Our osprey chick goes from strength to strength here at Loch of the Lowes, and is already considerably bigger than when it hatched on Saturday. There have been plenty of fish today- the poor male keeps sitting on the edge of the nest as if ‘asking’ to be allowed to take a turn at incubation like he used to, but our female stubbornly refuses to budge, being very possessive of her chick.
Q: Will the osprey chick be ringed or tagged this year?
A; Yes, if it survives and is considered fit and strong enough, it will be ringed and tagged at around 6 weeks of age by an expert team led Roy Dennis.
Q: Will you be naming the chick?
A: We have already received dozens of charming and touching requests to name this chick- it would be impossible to decide which to choose. We will be giving the chick a name based on its Darvic ring number when this is decided at ringing, as we did with Blue 44 last year.
Q: Will this chick suffer if it’s an ‘only child’?
A: No, it will be fine, lavishly looked after by both parents and will probably be the best fed chick in Scotland!
Q: If another egg does hatch now, won’t the first chick be much bigger and stronger and bully the other?
A: Yes the first chick will be at an advantage, but sibling rivalry on osprey nests is relatively mild, as long as there is enough food to go around, and osprey chicks don’t eat each other ( unlike barn owls etc).
Q: Would it be possible to tag the female osprey and then if she doesn’t return next year (a very strong possibility because of her age) then at least we would all know what finally became of her?
A: It is very difficult to catch and tag adult ospreys- a technique Roy Denis has pioneered in the UK. Unlike chicks they are hard to catch and handle and can get stressed by the process.

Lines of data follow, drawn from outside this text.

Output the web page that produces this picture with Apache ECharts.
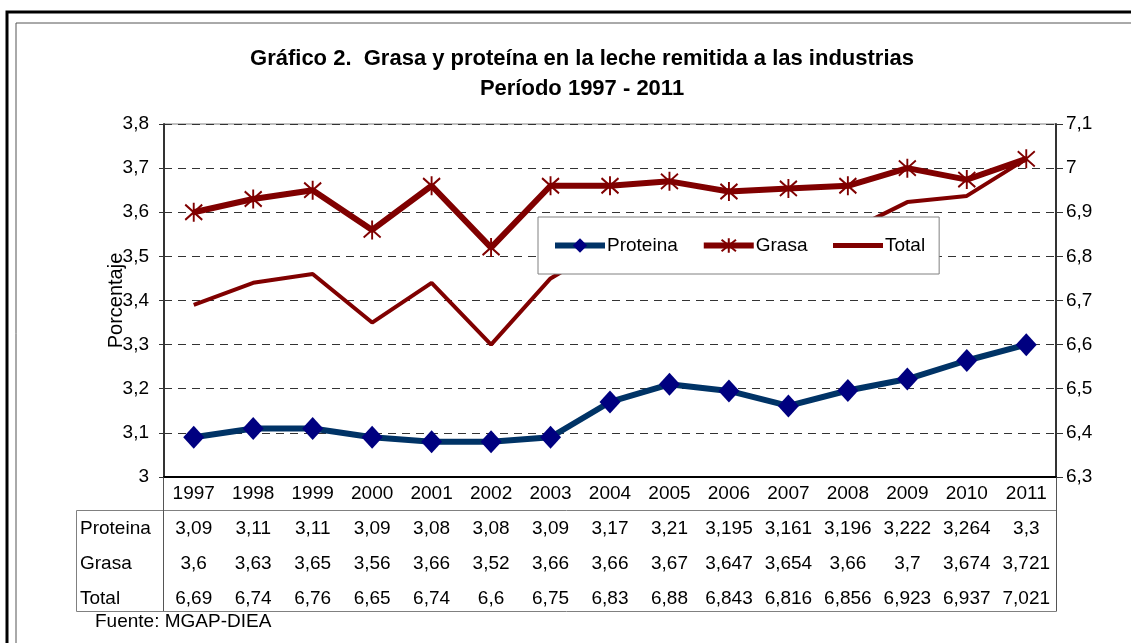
<!DOCTYPE html>
<html>
<head>
<meta charset="utf-8">
<script src="https://cdn.jsdelivr.net/npm/echarts@6/dist/echarts.min.js"></script>
<style>
html, body { margin: 0; padding: 0; background: #fff; }
#chart { width: 1131px; height: 643px; }
</style>
</head>
<body>
<div id="chart"></div>
<script>
// datos del cuadro
var years = ['1997', '1998', '1999', '2000', '2001', '2002', '2003', '2004', '2005', '2006', '2007', '2008', '2009', '2010', '2011'];
var proteina = [3.09, 3.11, 3.11, 3.09, 3.08, 3.08, 3.09, 3.17, 3.21, 3.195, 3.161, 3.196, 3.222, 3.264, 3.3];
var grasa = [3.6, 3.63, 3.65, 3.56, 3.66, 3.52, 3.66, 3.66, 3.67, 3.647, 3.654, 3.66, 3.7, 3.674, 3.721];
var total = [6.69, 6.74, 6.76, 6.65, 6.74, 6.6, 6.75, 6.83, 6.88, 6.843, 6.816, 6.856, 6.923, 6.937, 7.021];
var rowNames = ['Proteina', 'Grasa', 'Total'];

var FONT = '"Liberation Sans", Arial, sans-serif';
var coma = function (v) { return String(v).replace('.', ','); };
var tick = function (v) { return coma(+v.toFixed(1)); };

// asterisco del marcador de Grasa
var asterisk = 'path://M10,0L10,20M2,2L18,18M2,18L18,2';

// filas de la tabla como ejes extra (mismo grid)
function tableAxis(values, offset) {
	return {
		type: 'category',
		data: values.map(coma),
		position: 'bottom',
		offset: offset,
		axisLine: { show: false },
		axisTick: { show: false },
		axisLabel: { color: '#000', fontSize: 19, fontFamily: FONT, margin: 7, interval: 0 }
	};
}

var chart = echarts.init(document.getElementById('chart'));
var option = {
	backgroundColor: '#fff',
	animation: false,
	title: {
		text: 'Gráfico 2.  Grasa y proteína en la leche remitida a las industrias\nPeríodo 1997 - 2011',
		left: 577,
		textAlign: 'center',
		top: 39,
		textStyle: { fontFamily: FONT, fontSize: 22, fontWeight: 'bold', color: '#000', lineHeight: 30 }
	},
	legend: {
		left: 538,
		top: 217,
		padding: [19, 14, 19, 14],
		itemWidth: 50,
		itemHeight: 18,
		itemGap: 23,
		backgroundColor: '#fff',
		borderColor: '#808080',
		borderWidth: 1,
		borderRadius: 0,
		textStyle: { fontFamily: FONT, fontSize: 19, color: '#000', padding: [0, 0, 0, -3] },
		data: [
			{ name: rowNames[0], lineStyle: { width: 6 } },
			{ name: rowNames[1], lineStyle: { width: 6 } },
			{ name: rowNames[2], lineStyle: { width: 5 }, itemStyle: { opacity: 0 } }
		]
	},
	grid: {
		left: 164, right: 75, top: 124, bottom: 166,
		show: true, borderColor: '#808080', borderWidth: 1
	},
	xAxis: [
		{
			type: 'category',
			data: years,
			axisLine: { lineStyle: { color: '#000', width: 2 } },
			axisTick: { show: false },
			axisLabel: { color: '#000', fontSize: 19, fontFamily: FONT, margin: 7, interval: 0 }
		},
		tableAxis(proteina, 35),
		tableAxis(grasa, 70),
		tableAxis(total, 105)
	],
	yAxis: [
		{
			type: 'value', min: 3, max: 3.8, interval: 0.1,
			name: 'Porcentaje', nameLocation: 'middle', nameGap: 38, nameMoveOverlap: false,
			nameTextStyle: { color: '#000', fontSize: 20, fontFamily: FONT, padding: [0, 0, 0, 0] },
			axisLine: { show: true, lineStyle: { color: '#333', width: 2 } },
			axisTick: { show: true, length: 5, lineStyle: { color: '#333' } },
			axisLabel: { color: '#000', fontSize: 19, fontFamily: FONT, margin: 15, formatter: tick },
			splitLine: { lineStyle: { color: '#333', type: [8, 6], width: 1 } }
		},
		{
			type: 'value', min: 6.3, max: 7.1, interval: 0.1, position: 'right',
			axisLine: { show: true, lineStyle: { color: '#333', width: 2 } },
			axisTick: { show: true, length: 7, lineStyle: { color: '#333' } },
			axisLabel: { color: '#000', fontSize: 19, fontFamily: FONT, margin: 10, formatter: tick },
			splitLine: { show: false }
		}
	],
	series: [
		{
			name: 'Proteina', type: 'line', data: proteina, yAxisIndex: 0,
			symbol: 'diamond', symbolSize: [21, 23],
			lineStyle: { color: '#003366', width: 6 },
			itemStyle: { color: '#000080' },
			z: 4
		},
		{
			name: 'Grasa', type: 'line', data: grasa, yAxisIndex: 0,
			symbol: asterisk, symbolSize: [17, 19],
			lineStyle: { color: '#800000', width: 6 },
			itemStyle: { color: 'rgba(0,0,0,0)', borderColor: '#800000', borderWidth: 2 },
			z: 3
		},
		{
			name: 'Total', type: 'line', data: total, yAxisIndex: 1,
			symbol: 'none',
			lineStyle: { color: '#800000', width: 4 },
			itemStyle: { color: '#800000' },
			z: 2
		}
	],
	graphic: [
		// marcos exteriores
		{ type: 'rect', shape: { x: 7, y: 12, width: 1140, height: 650 }, style: { fill: 'none', stroke: '#000', lineWidth: 3 }, silent: true },
		{ type: 'rect', shape: { x: 16, y: 23, width: 1120, height: 640 }, style: { fill: 'none', stroke: '#555', lineWidth: 1 }, silent: true },
		// marco de la tabla
		{ type: 'rect', shape: { x: 76.5, y: 510.5, width: 980, height: 101 }, style: { fill: 'none', stroke: '#808080', lineWidth: 1 }, silent: true },
		{ type: 'line', shape: { x1: 163.5, y1: 477, x2: 163.5, y2: 611 }, style: { stroke: '#555', lineWidth: 1 }, silent: true },
		{ type: 'line', shape: { x1: 1056.5, y1: 477, x2: 1056.5, y2: 611 }, style: { stroke: '#555', lineWidth: 1 }, silent: true },
		{ type: 'text', left: 80, top: 519, style: { text: rowNames[0], font: '19px ' + FONT, fill: '#000' } },
		{ type: 'text', left: 80, top: 554, style: { text: rowNames[1], font: '19px ' + FONT, fill: '#000' } },
		{ type: 'text', left: 80, top: 589, style: { text: rowNames[2], font: '19px ' + FONT, fill: '#000' } },
		{ type: 'text', left: 95, top: 612, style: { text: 'Fuente: MGAP-DIEA', font: '19px ' + FONT, fill: '#000' } }
	]
};
chart.setOption(option);
</script>
</body>
</html>
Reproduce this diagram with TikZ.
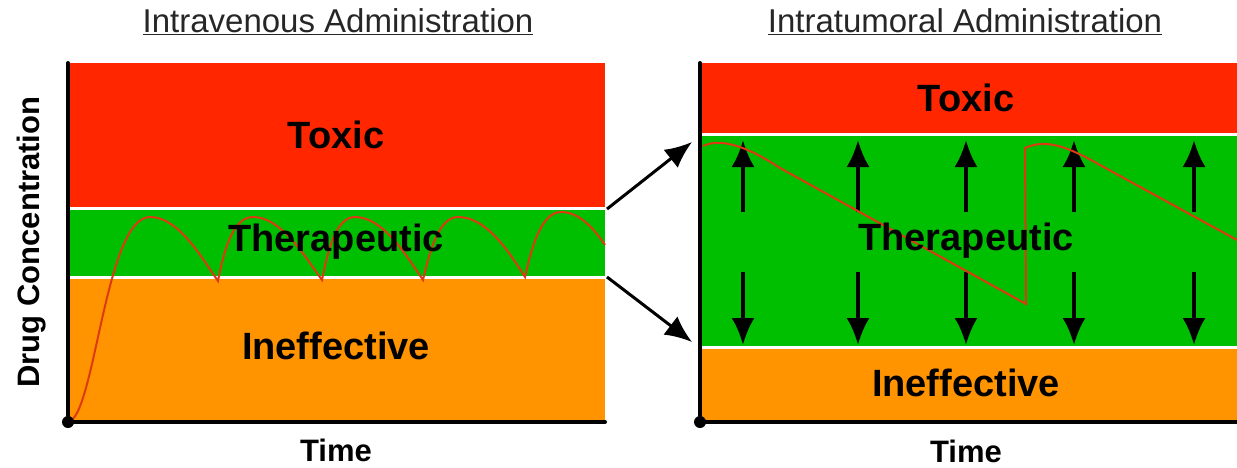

We have discussed the possibility of doing this, but decided that given her advanced age, anything extra that might cause her any stress wasn’t in her best interests.
Q: Why have the other eggs failed this year?
A: It looks likely that we will have a single chick on this nest this year unless we get a very late surprise from egg four. It is possible that the other eggs were damaged by the chilling they suffered during incubation. It is also possible that they were never fertilized and this may because of our females age or another factor. One possibility is what biologists call “ Inbreeding depression” where if two animals are genetically closely related, their combined fertility is lower. It is just possible that if this young male is a descendant of our female, this might be a factor- but we cannot know for sure.
Q: Is this the same male osprey that tended Lady when she was so ill on the nest several years ago?
A: No, that male Green 7Y was her mate in 2010 but he did not reappear in spring 2012 and was replaced at this nest by the current male. It is most likely that he did not make it through migration unfortunately.
Q: Do adult ospreys drink?
A: Not much, as far as we know it is rare to see these birds land on the ground and drink here in the UK ( I can only remember seeing it once and that was when our poor female was recovering from her terrible illness in 2010). I am not sure how common this behavior is in drier climates like Africa where they winter- I hope to find out next winter myself.